A development contract between Grocon Construction (Qld) Pty Ltd (Grocon) and Juniper Developer No 2 Pty Ltd (Juniper) (Contract) provided that:

  • Grocon had to complete the work so as to achieve Practical Completion by the Date for Practical Completion;
  • Practical Completion included requirements that the works were complete and “fit for use or occupation”, as well as “free from all identifiable omissions and defects”, as well as a number of very specific requirements, for example that there were 2 sets of keys with plastic labels having approved label inserts;
  • the Date for Practical Completion was defined as the date certified by the Independent Certifier to be the date upon which Practical Completion was achieved (and could be extended in accordance with time extensions allowed for under the Contract); and
  • if Grocon failed to achieve Practical Completion by the Date for Practical Completion, Grocon would be indebted to Juniper for liquidated damages in accordance with a schedule which set out daily liquidated damages rates which depended on the length of the delay in reaching Practical Completion (Liquidated Damages Clause).
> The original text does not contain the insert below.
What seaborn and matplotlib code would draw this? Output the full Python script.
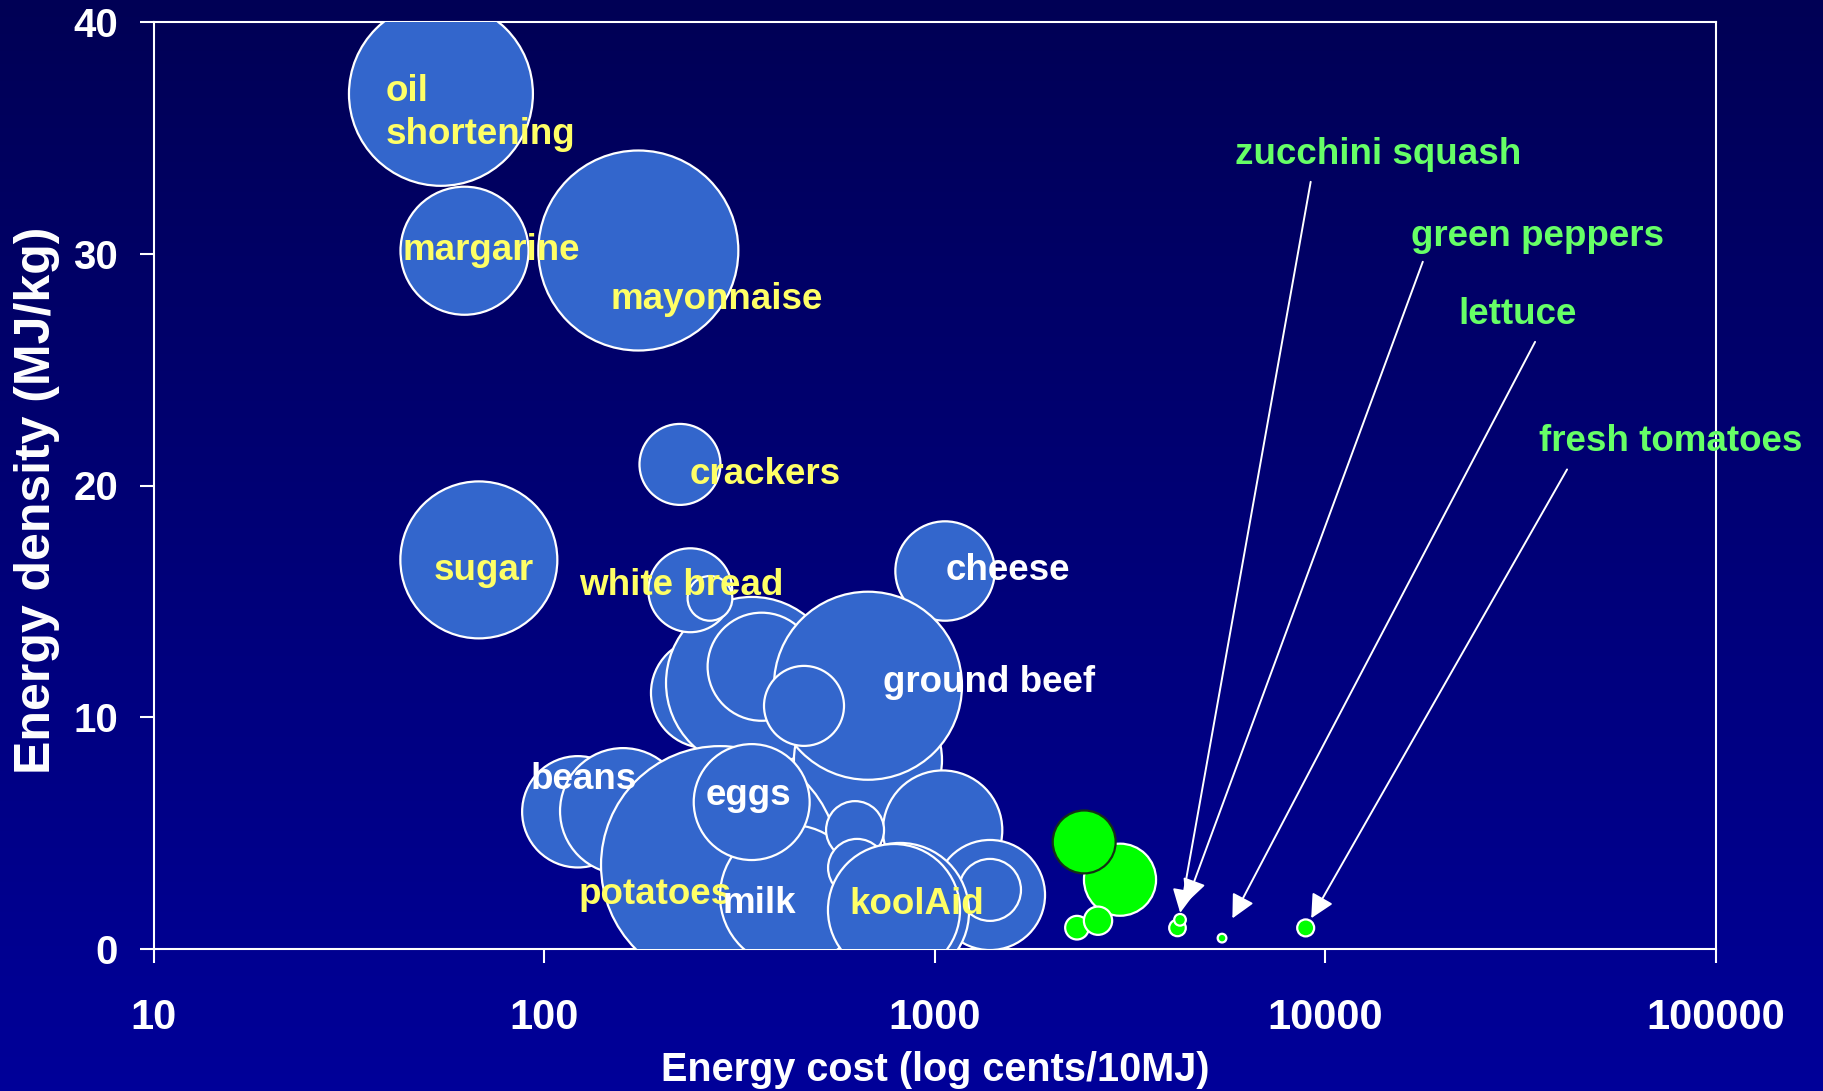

In submitting that the Liquidated Damages clause was not a penalty, Grocon argued that:

  • on the analysis in Andrews v Australia and New Zealand Banking Group Limited, achieving Practical Completion by the Practical Completion Date was a “primary stipulation” and the Liquidated Damages Clause was a collateral (or accessory) stipulation which imposed upon Grocon an additional or different liability or detriment, in the event of failure to satisfy the primary stipulation.  As such, the Liquidated Damages Clause was in the nature of security for and in terrorem of the satisfaction of the primary stipulation and was therefore a penalty; and
  • a presumption from Dunlop Pneumatic Tyre Co Ltd v New Garage and Motor Co Ltd applied, that a clause is a penalty when “a single lump sum is made payable by way of compensation, on the occurrence of one of more of several events, some of which may occasion serious, and others but trifling, damage” applied to building contracts.  On this basis, the Liquidated Damages Clause was a penalty because it imposed the same penalty on Grocon for different breaches, some of which were serious and some of which were trivial (eg failure to have the correct label insert in a set of keys).

Juniper argued that:

  • the relevant test was whether the amount of liquidated damages payable was extravagant or unconscionable in comparison with the greatest conceivable loss that could flow from the breach (and in this case, that greatest loss was the inability of Juniper to give vacant possession and complete the sale contracts); and
  • the Liquidated Damages Clause only operated when Grocon failed to achieve timely Practical Completion and did not operate in respect of several events.

Lyons J in the Supreme Court of Queensland found that the Liquidated Damages Clause was not a penalty.  Specifically, Lyons J found that:

  • the Liquidated Damages clause operated when there was breach of a single event, namely the failure to achieve Practical Completion by a specified time, and so the amount was payable for delay and thus the particular presumption in Dunlop did not apply; and
  • any delay, even for a minor matter, would have been expected by the parties to prevent Juniper from settling contracts for sale with potential purchasers because it would not be able to give vacant possession of the units (as under the Contract, Grocon still had control of the site up until Practical Completion).  As such the damages payable under the Liquidated Damages Clause were neither extravagant nor unconscionable in comparison with the loss suffered.

Lyons J also distinguished Paciocco v Australia and New Zealand Banking Group Ltd as he considered that the obligation to pay on time could be breached many times in different ways, with each breach having different consequences (whereas in this case, the only breach was the delay in achieving Practical Completion).

Lyons J also found that the evidence showed that the Liquidated Damages Clause was the result of a genuine attempt between Grocon and Juniper to pre-estimate the loss which Juniper would suffer if Practical Completion was delayed.  In so finding, Lyons J held that in the process of determining whether a clause is a penalty, courts can consider a wider range of extrinsic evidence than is ordinarily admissible in other construction exercises.